SAN FRANCISCO – Relief may be finally on the way for engineering-starved employers.

For the first time since the dot-com bust, there is a jump in the number of undergraduate computer-science majors. New enrollment in North American computer science and engineering programs rose 8 percent during the 2007-08 school year from the year before, according to a report released Tuesday by the Computing Research Association, a trade group for about 200 university computing departments. It is the first increase since 2002.

“”The perception that IT jobs are hard to come by is over, and the field is now considered an interesting place to be,” says Peter Harsha, director of government affairs for CRA, which also represents government research labs and research labs for tech companies such as Google, Microsoft and IBM.

The allure of popular technologies such as Web 2.0, iPhone, Facebook and YouTube have drawn more teens into computer science and should boost enrollment figures next year, too, Harsha says.

Adding to the surge: Many undergraduates who once considered business and finance majors are focusing instead on computing, says Jeff Hollingsworth, associate chair at the University of Maryland’s computer-science department.

The dramatic shift should ease concern within the tech industry that the U.S. does not graduate enough computer-science students. For years, that has driven tech vendors to outsource low-level programming jobs to India, China and elsewhere.

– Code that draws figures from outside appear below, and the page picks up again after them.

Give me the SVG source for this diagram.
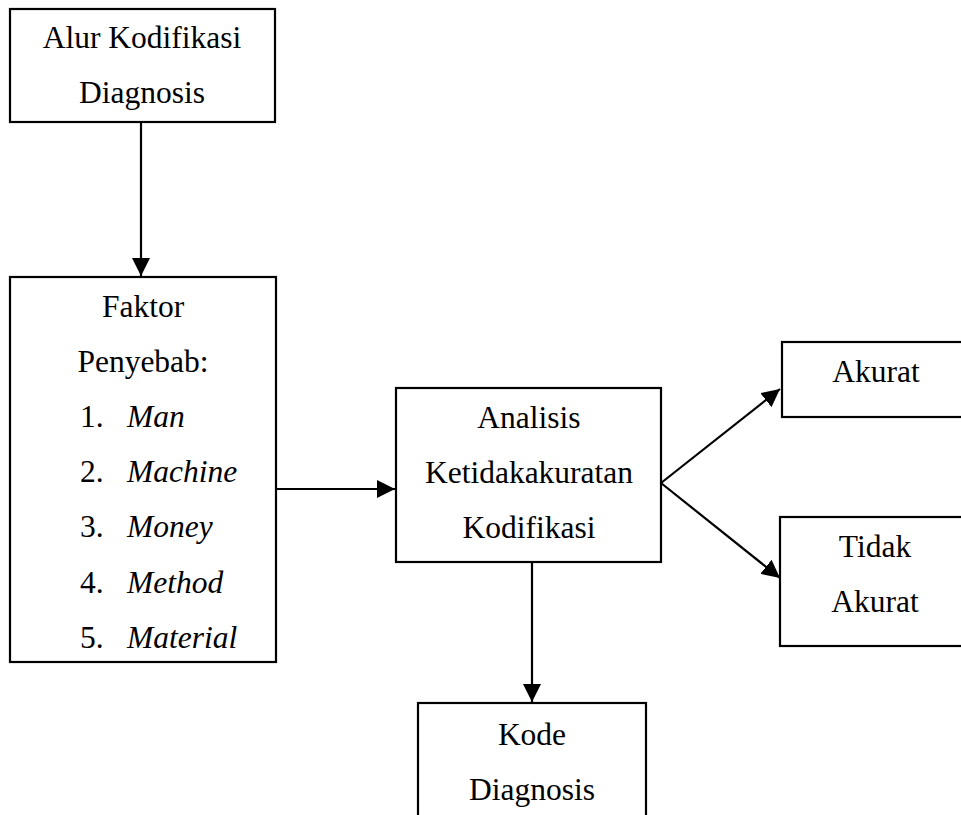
<svg xmlns="http://www.w3.org/2000/svg" width="961" height="815" viewBox="0 0 961 815">
<defs>
<style>
.box{fill:#fff;stroke:#000;stroke-width:2.2}
.ln{fill:none;stroke:#000;stroke-width:2.2}
text{font-family:"Liberation Serif","Times New Roman",serif;font-size:31.5px;fill:#000}
.c{text-anchor:middle}
.i{font-style:italic}
</style>
<marker id="ah" markerUnits="userSpaceOnUse" markerWidth="18" markerHeight="18" viewBox="0 0 16 16" refX="16" refY="8" orient="auto">
<path d="M0,0 L16,8 L0,16 Z" fill="#000"/>
</marker>
</defs>
<g id="connectors">
<line class="ln" x1="141" y1="122" x2="141" y2="276" marker-end="url(#ah)"/>
<line class="ln" x1="276" y1="489" x2="395" y2="489" marker-end="url(#ah)"/>
<line class="ln" x1="532" y1="562" x2="532" y2="702" marker-end="url(#ah)"/>
<line class="ln" x1="661" y1="483" x2="780" y2="389" marker-end="url(#ah)"/>
<line class="ln" x1="661" y1="483" x2="780" y2="578" marker-end="url(#ah)"/>
</g>
<g id="n1">
<rect class="box" x="10" y="9" width="265" height="113"/>
<text class="c" x="142" y="48">Alur Kodifikasi</text>
<text class="c" x="142" y="103">Diagnosis</text>
</g>
<g id="n2">
<rect class="box" x="10" y="277" width="266" height="385"/>
<text class="c" x="143" y="317">Faktor</text>
<text class="c" x="143" y="372">Penyebab:</text>
<text x="80" y="427">1.</text><text class="i" x="127" y="427">Man</text>
<text x="80" y="482">2.</text><text class="i" x="127" y="482">Machine</text>
<text x="80" y="537">3.</text><text class="i" x="127" y="537">Money</text>
<text x="80" y="593">4.</text><text class="i" x="127" y="593">Method</text>
<text x="80" y="648">5.</text><text class="i" x="127" y="648">Material</text>
</g>
<g id="n3">
<rect class="box" x="396" y="388" width="265" height="174"/>
<text class="c" x="529" y="428">Analisis</text>
<text class="c" x="529" y="483">Ketidakakuratan</text>
<text class="c" x="529" y="538">Kodifikasi</text>
</g>
<g id="n4">
<rect class="box" x="418" y="703" width="228" height="130"/>
<text class="c" x="532" y="745">Kode</text>
<text class="c" x="532" y="800">Diagnosis</text>
</g>
<g id="n5">
<rect class="box" x="782" y="342" width="200" height="75"/>
<text class="c" x="876" y="382">Akurat</text>
</g>
<g id="n6">
<rect class="box" x="780" y="517" width="200" height="129"/>
<text class="c" x="875" y="557">Tidak</text>
<text class="c" x="875" y="612">Akurat</text>
</g>
</svg>
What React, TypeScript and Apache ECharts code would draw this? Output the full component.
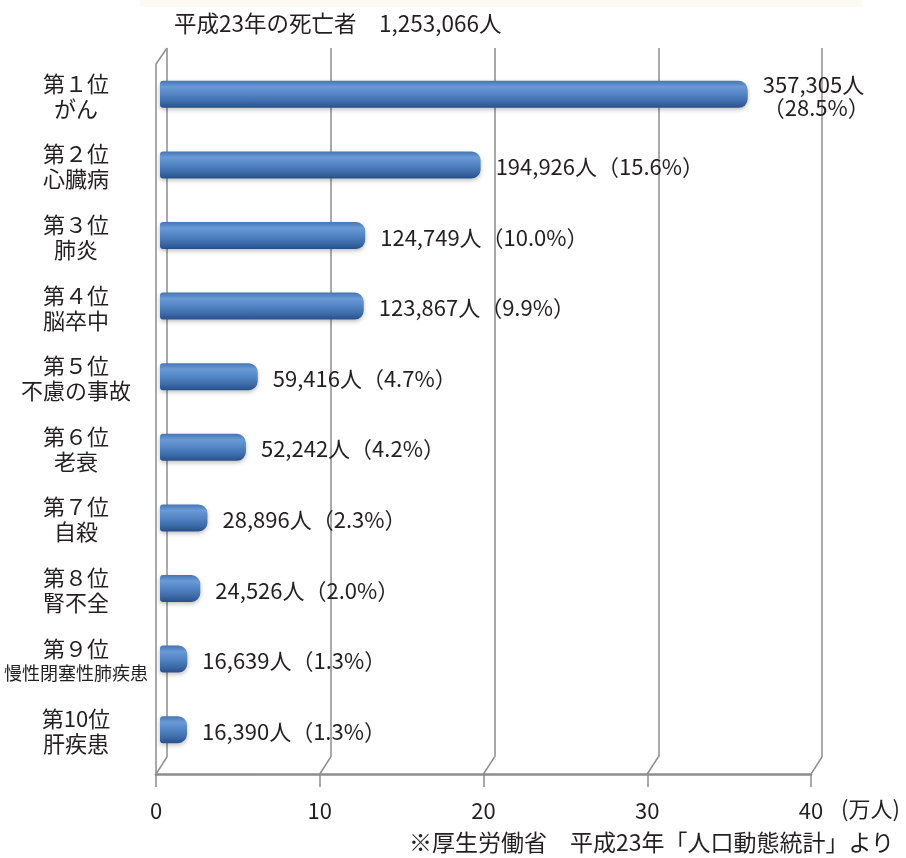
import React, { useEffect, useRef } from "react";
import * as echarts from "echarts";

const ranks = ["第１位", "第２位", "第３位", "第４位", "第５位", "第６位", "第７位", "第８位", "第９位", "第10位"];
const causes = ["がん", "心臓病", "肺炎", "脳卒中", "不慮の事故", "老衰", "自殺", "腎不全", "慢性閉塞性肺疾患", "肝疾患"];
const deaths = [357305, 194926, 124749, 123867, 59416, 52242, 28896, 24526, 16639, 16390];
const shares = [28.5, 15.6, 10.0, 9.9, 4.7, 4.2, 2.3, 2.0, 1.3, 1.3];
const xTicks = [0, 10, 20, 30, 40];
const titleText = "平成23年の死亡者　1,253,066人";
const unitText = "(万人)";
const sourceText = "※厚生労働省　平成23年「人口動態統計」より";

const FONT = "'Noto Sans CJK JP', 'Noto Sans', sans-serif";
const TEXT = "#231f20";
const LINE = "#8c8c8c";

export default function App() {
  const ref = useRef<HTMLDivElement>(null);
  useEffect(() => {
    if (!ref.current) return;
    const chart = echarts.init(ref.current, null, { renderer: "svg" });

    const backLeft = 167, frontLeft = 156, span = 655;
    const backTop = 48, backBottom = 757, frontY = 774, frontTop = 64;
    const xMax = xTicks[xTicks.length - 1];
    const unit = span / xMax;

    const connectors = xTicks.map((t) => ({
      type: "line",
      shape: { x1: backLeft + t * unit, y1: backBottom, x2: frontLeft + t * unit, y2: frontY },
      style: { stroke: LINE, lineWidth: 1.5 },
      silent: true,
    }));

    const fmt = (n: number) => n.toLocaleString("en-US");

    chart.setOption({
      animation: false,
      textStyle: { fontFamily: FONT, color: TEXT },
      grid: [
        { left: 160, top: 59, width: 658, height: 706, containLabel: false },
        { left: backLeft, top: backTop, width: span, height: backBottom - backTop },
        { left: frontLeft, top: frontTop, width: span, height: frontY - frontTop },
      ],
      xAxis: [
        { gridIndex: 0, type: "value", min: 0, max: xMax, show: false },
        {
          gridIndex: 1, type: "value", min: 0, max: xMax, interval: 10,
          axisLine: { show: false }, axisTick: { show: false }, axisLabel: { show: false },
          splitLine: { show: true, lineStyle: { color: LINE, width: 1.5 } },
        },
        {
          gridIndex: 2, type: "value", min: 0, max: xMax, interval: 10, position: "bottom",
          axisLine: { show: true, lineStyle: { color: LINE, width: 2.5 } },
          axisTick: { show: true, length: 13, lineStyle: { color: LINE, width: 1.5 } },
          axisLabel: { show: true, margin: 24, fontSize: 22, color: TEXT, fontFamily: FONT },
          splitLine: { show: false },
        },
      ],
      yAxis: [
        {
          gridIndex: 0, type: "category", inverse: true, data: causes,
          axisLine: { show: false }, axisTick: { show: false },
          axisLabel: {
            margin: 84, align: "center",
            formatter: (_v: string, i: number) =>
              `{r|${ranks[i]}}\n{${causes[i].length > 6 ? "s" : "c"}|${causes[i]}}`,
            rich: {
              r: { fontSize: 22, lineHeight: 25, fontFamily: FONT, color: TEXT },
              c: { fontSize: 22, lineHeight: 25, fontFamily: FONT, color: TEXT },
              s: { fontSize: 18, lineHeight: 25, fontFamily: FONT, color: TEXT },
            },
          },
        },
        { gridIndex: 1, type: "value", min: 0, max: 1, show: false },
        {
          gridIndex: 2, type: "value", min: 0, max: 1,
          axisLine: { show: true, lineStyle: { color: LINE, width: 1.5 } },
          axisTick: { show: false }, axisLabel: { show: false }, splitLine: { show: false },
        },
      ],
      series: [
        {
          type: "bar",
          xAxisIndex: 0,
          yAxisIndex: 0,
          barWidth: 27,
          z: 5,
          data: deaths.map((d) => d / 10000),
          itemStyle: {
            borderRadius: [3, 9, 9, 3],
            color: new echarts.graphic.LinearGradient(0, 0, 0, 1, [
              { offset: 0, color: "#4675b4" },
              { offset: 0.22, color: "#6a9ad6" },
              { offset: 0.5, color: "#5384c4" },
              { offset: 0.8, color: "#3b69a7" },
              { offset: 1, color: "#284f88" },
            ]),
            shadowBlur: 4,
            shadowColor: "rgba(0,0,0,0.25)",
            shadowOffsetY: 2,
          },
          label: {
            show: true,
            position: "right",
            distance: 15,
            fontSize: 22,
            lineHeight: 23,
            fontFamily: FONT,
            color: TEXT,
            formatter: (p: any) =>
              `${fmt(deaths[p.dataIndex])}人${p.dataIndex === 0 ? "\n" : ""}（${shares[p.dataIndex].toFixed(1)}%）`,
          },
        },
      ],
      graphic: [
        { type: "rect", shape: { x: 140, y: 0, width: 722, height: 7 }, style: { fill: "#fcfaf3" }, silent: true },
        ...connectors,
        {
          type: "line",
          shape: { x1: frontLeft, y1: frontTop, x2: backLeft, y2: backTop },
          style: { stroke: LINE, lineWidth: 1.5 },
          silent: true,
        },
        {
          type: "text", left: 174, top: 11,
          style: { text: titleText, font: `22.5px ${FONT}`, fill: TEXT },
        },
        {
          type: "text", left: 841, top: 796,
          style: { text: unitText, font: `22px ${FONT}`, fill: TEXT },
        },
        {
          type: "text", left: 409, top: 829,
          style: { text: sourceText, font: `23px ${FONT}`, fill: TEXT },
        },
      ],
    });
    return () => chart.dispose();
  }, []);
  return <div ref={ref} style={{ position: "fixed", left: 0, top: 0, width: 906, height: 858 }} />;
}
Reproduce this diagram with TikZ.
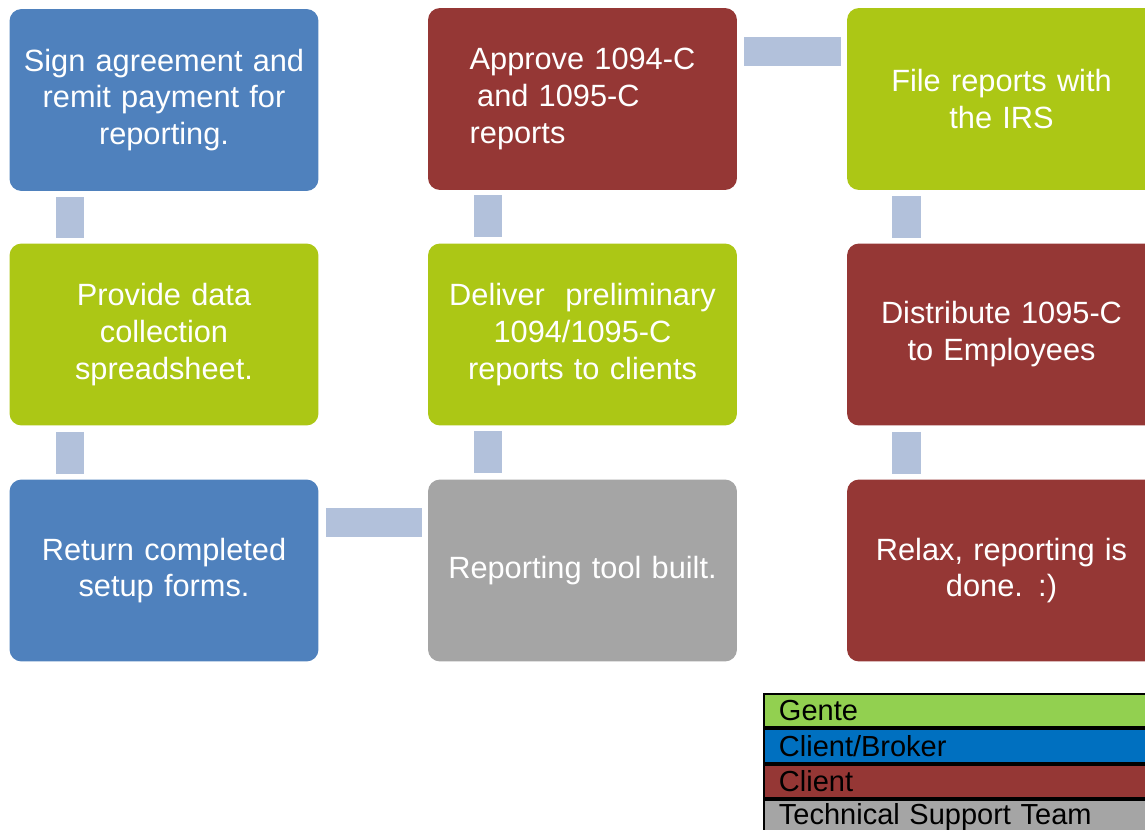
\documentclass[tikz,border=0pt]{standalone}
\usepackage{fontspec}
\setmainfont{Liberation Sans}
\usetikzlibrary{positioning}
\definecolor{step blue}{HTML}{4F81BD}
\definecolor{step green}{HTML}{ACC715}
\definecolor{step red}{HTML}{953735}
\definecolor{step grey}{HTML}{A5A5A5}
\definecolor{link grey}{HTML}{B2C1DB}
\definecolor{leg green}{HTML}{92D050}
\definecolor{leg blue}{HTML}{0070C0}

\tikzset{
  stepbox/.style={rectangle, rounded corners=0.24cm, minimum width=6.18cm, minimum height=3.64cm,
    text width=5.9cm, align=center, inner sep=0pt, text=white, font=\fontsize{17.5}{21}\selectfont},
  vbar/.style={draw=link grey, line width=0.57cm, shorten <=0.12cm, shorten >=0.1cm},
  hbar/.style={draw=link grey, line width=0.58cm, shorten <=0.14cm, shorten >=0.12cm},
  legbox/.style={draw=black, line width=1.1pt, minimum height=0.67cm, text width=7.4cm,
    inner xsep=0.3cm, inner ysep=0pt, align=left, font=\fontsize{16.5}{18}\selectfont}
}

\begin{document}
\begin{tikzpicture}[x=0.02cm, y=-0.02cm]
        \useasboundingbox (0,0) rectangle (1145,830);
        \clip (0,0) rectangle (1145,830);
        % steps, column by column
        \node[stepbox, fill=step blue] (sign) at (164,100) {Sign agreement and\\remit payment for\\reporting.};
        \node[stepbox, fill=step green] (data) at (164,334.5) {Provide data\\collection\\spreadsheet.};
        \node[stepbox, fill=step blue] (ret) at (164,570.5) {Return completed\\setup forms.};
        \node[stepbox, fill=step red] (approve) at (582.5,99) {\begin{tabular}{@{}l@{}}Approve 1094-C\\\hspace*{0.15cm}and 1095-C\\reports\end{tabular}};
        \node[stepbox, fill=step green] (deliver) at (582.5,334.5) {Deliver\ \ preliminary\\1094/1095-C\\reports to clients};
        \node[stepbox, fill=step grey] (tool) at (582.5,570.5) {Reporting tool built.};
        \node[stepbox, fill=step green] (file) at (1001.5,99) {File reports with\\the IRS};
        \node[stepbox, fill=step red] (distrib) at (1001.5,334.5) {Distribute 1095-C\\to Employees};
        \node[stepbox, fill=step red] (relax) at (1001.5,570.5) {Relax, reporting is\\done. :)};
        % links
        \draw[vbar] ([xshift=1.22cm]sign.south west) -- ([xshift=1.22cm]data.north west);
        \draw[vbar] ([xshift=1.22cm]data.south west) -- ([xshift=1.22cm]ret.north west);
        \draw[hbar] ([yshift=-0.87cm]ret.north east) -- ([yshift=-0.87cm]tool.north west);
        \draw[vbar] ([xshift=1.21cm]tool.north west) -- ([xshift=1.21cm]deliver.south west);
        \draw[vbar] ([xshift=1.21cm]deliver.north west) -- ([xshift=1.21cm]approve.south west);
        \draw[hbar] ([yshift=-0.87cm]approve.north east) -- ([yshift=-0.87cm]file.north west);
        \draw[vbar] ([xshift=1.2cm]file.south west) -- ([xshift=1.2cm]distrib.north west);
        \draw[vbar] ([xshift=1.2cm]distrib.south west) -- ([xshift=1.2cm]relax.north west);
        % legend
        \node[legbox, fill=leg green, anchor=north west] (gente) at (763,693) {Gente};
        \node[legbox, fill=leg blue, below=0pt of gente] (broker) {Client/Broker};
        \node[legbox, fill=step red, below=0pt of broker] (client) {Client};
        \node[legbox, fill=step grey, below=0pt of client] (support) {Technical Support Team};
\end{tikzpicture}
\end{document}
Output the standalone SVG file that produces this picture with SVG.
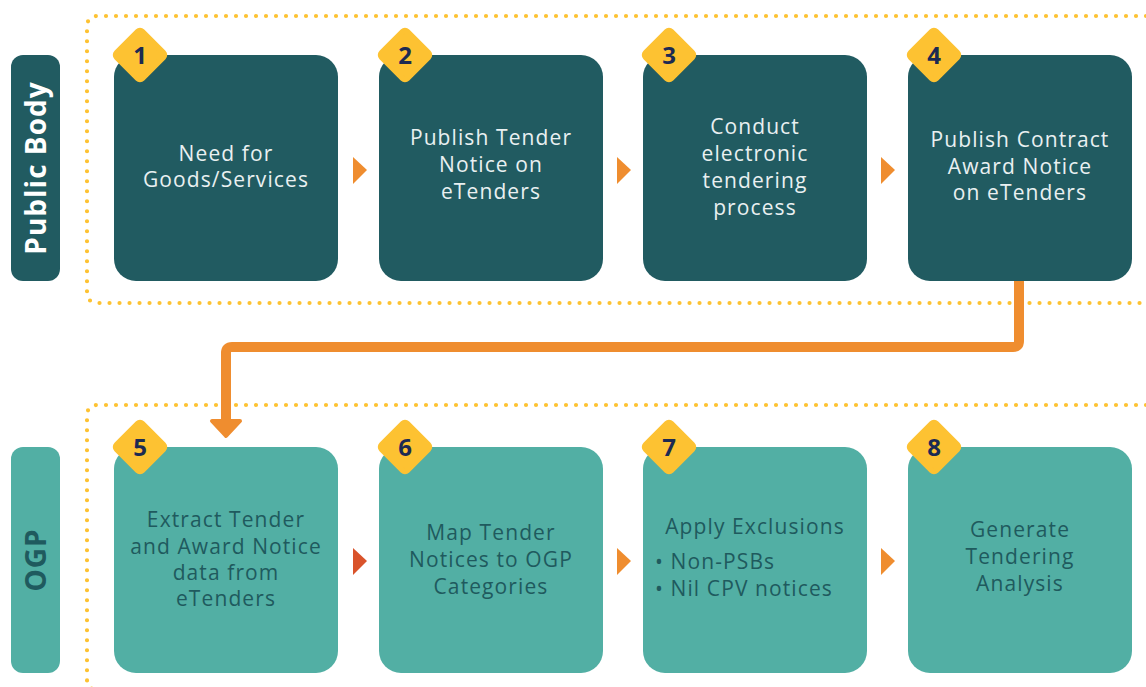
<svg xmlns="http://www.w3.org/2000/svg" width="1146" height="687" viewBox="0 0 1146 687">
<defs>
<style>
.dots{fill:none;stroke:#fdc232;stroke-width:4.2;stroke-linecap:round;stroke-dasharray:0 10}
.top{fill:#215b61}
.bot{fill:#52afa4}
.badge{fill:#fdc232;stroke:#fdc232;stroke-width:6;stroke-linejoin:round}
.num{font-family:"Open Sans","Liberation Sans",sans-serif;font-weight:bold;font-size:24px;fill:#1c2a52;text-anchor:middle}
.tw{font-family:"Open Sans","Liberation Sans",sans-serif;font-size:21px;letter-spacing:1.1px;fill:#e9f0f1;text-anchor:middle}
.td{font-family:"Open Sans","Liberation Sans",sans-serif;font-size:21px;letter-spacing:1.1px;fill:#1f5a5e;text-anchor:middle}
.td.start{text-anchor:start}
.lane{font-family:"Open Sans","Liberation Sans",sans-serif;font-weight:bold;font-size:28px;letter-spacing:1px;text-anchor:middle}
.tri{fill:#ef8d2f}
.tri2{fill:#d9532b}
.conn{fill:none;stroke:#ef8d2f;stroke-width:10;stroke-linecap:round;stroke-linejoin:round}
.head{fill:#ef8d2f;stroke:#ef8d2f;stroke-width:4;stroke-linejoin:round}
</style>
</defs>
<rect width="1146" height="687" fill="#ffffff"/>

<g id="lane-borders">
<path class="dots" d="M1146 16 H98 Q87 16 87 27 V292 Q87 303 98 303 H1146"/>
<path class="dots" d="M1146 405 H98 Q87 405 87 416 V679 Q87 690 98 690 H1146"/>
</g>

<g id="lane-public-body">
<rect x="11" y="55" width="49" height="226" rx="12" class="top"/>
<text class="lane" fill="#ffffff" transform="translate(46 168) rotate(-90)">Public Body</text>
</g>
<g id="lane-ogp">
<rect x="11" y="447" width="49" height="226" rx="12" class="bot"/>
<text class="lane" fill="#1f5a5e" transform="translate(46 560) rotate(-90)">OGP</text>
</g>

<g id="connectors">
<polygon class="tri" points="353,157 367,170 353,184"/>
<polygon class="tri" points="617,157 631,170 617,184"/>
<polygon class="tri" points="881,157 895,170 881,184"/>
<polygon class="tri2" points="353,548 367,561 353,575"/>
<polygon class="tri" points="617,548 631,561 617,575"/>
<polygon class="tri" points="881,548 895,561 881,575"/>
<path class="conn" d="M1019 264 V341 Q1019 347 1013 347 H232 Q226 347 226 353 V422"/>
<polygon class="head" points="212,421 240,421 226,436"/>
</g>

<g id="node1">
<rect x="114" y="55" width="224" height="226" rx="22" class="top"/>
<rect x="122" y="37" width="36" height="36" rx="3" class="badge" transform="rotate(45 140 55)"/>
<text class="num" x="140" y="63.5">1</text>
<text class="tw" x="226" y="161">Need for</text>
<text class="tw" x="226" y="187">Goods/Services</text>
</g>
<g id="node2">
<rect x="379" y="55" width="224" height="226" rx="22" class="top"/>
<rect x="387" y="37" width="36" height="36" rx="3" class="badge" transform="rotate(45 405 55)"/>
<text class="num" x="405" y="63.5">2</text>
<text class="tw" x="491" y="145">Publish Tender</text>
<text class="tw" x="491" y="172">Notice on</text>
<text class="tw" x="491" y="199">eTenders</text>
</g>
<g id="node3">
<rect x="643" y="55" width="224" height="226" rx="22" class="top"/>
<rect x="651" y="37" width="36" height="36" rx="3" class="badge" transform="rotate(45 669 55)"/>
<text class="num" x="669" y="63.5">3</text>
<text class="tw" x="755" y="134">Conduct</text>
<text class="tw" x="755" y="161">electronic</text>
<text class="tw" x="755" y="188">tendering</text>
<text class="tw" x="755" y="215">process</text>
</g>
<g id="node4">
<rect x="908" y="55" width="224" height="226" rx="22" class="top"/>
<rect x="916" y="37" width="36" height="36" rx="3" class="badge" transform="rotate(45 934 55)"/>
<text class="num" x="934" y="63.5">4</text>
<text class="tw" x="1020" y="147">Publish Contract</text>
<text class="tw" x="1020" y="174">Award Notice</text>
<text class="tw" x="1020" y="200">on eTenders</text>
</g>

<g id="node5">
<rect x="114" y="447" width="224" height="226" rx="22" class="bot"/>
<rect x="122" y="429" width="36" height="36" rx="3" class="badge" transform="rotate(45 140 447)"/>
<text class="num" x="140" y="455.5">5</text>
<text class="td" x="226" y="527">Extract Tender</text>
<text class="td" x="226" y="554">and Award Notice</text>
<text class="td" x="226" y="580">data from</text>
<text class="td" x="226" y="606">eTenders</text>
</g>
<g id="node6">
<rect x="379" y="447" width="224" height="226" rx="22" class="bot"/>
<rect x="387" y="429" width="36" height="36" rx="3" class="badge" transform="rotate(45 405 447)"/>
<text class="num" x="405" y="455.5">6</text>
<text class="td" x="491" y="540">Map Tender</text>
<text class="td" x="491" y="567">Notices to OGP</text>
<text class="td" x="491" y="594">Categories</text>
</g>
<g id="node7">
<rect x="643" y="447" width="224" height="226" rx="22" class="bot"/>
<rect x="651" y="429" width="36" height="36" rx="3" class="badge" transform="rotate(45 669 447)"/>
<text class="num" x="669" y="455.5">7</text>
<text class="td" x="755" y="534">Apply Exclusions</text>
<text class="td start" x="655" y="569">• Non-PSBs</text>
<text class="td start" x="655" y="596">• Nil CPV notices</text>
</g>
<g id="node8">
<rect x="908" y="447" width="224" height="226" rx="22" class="bot"/>
<rect x="916" y="429" width="36" height="36" rx="3" class="badge" transform="rotate(45 934 447)"/>
<text class="num" x="934" y="455.5">8</text>
<text class="td" x="1020" y="537">Generate</text>
<text class="td" x="1020" y="564">Tendering</text>
<text class="td" x="1020" y="591">Analysis</text>
</g>
</svg>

The spike in majors comes as especially comforting news for IBM and others that often could not fill enterprise-computing jobs because of a paucity of qualified college graduates. “”(Information technology) skills are now required to be more competitive in all professions – not just a technical company,” says Mark Hanny, vice president of alliances and academic initiative for IBM Software Group.

President Obama’s $787 economic stimulus package underscores the importance of such skills in building a smart energy grid, modernizing health care and expanding broadband networks. Indeed, eight in 10 U.S. college students see a growing need for more IT professionals as technology advances, according to a survey by IBM and the Marist Institute for Public Opinion, also released Tuesday.

The change is easy to spot at Carnegie Mellon University, says Sameer Chopra, a junior majoring in computer science there. It used to be fairly easy to get into most classes. Now, some have waiting lists of up to 40 people, he says.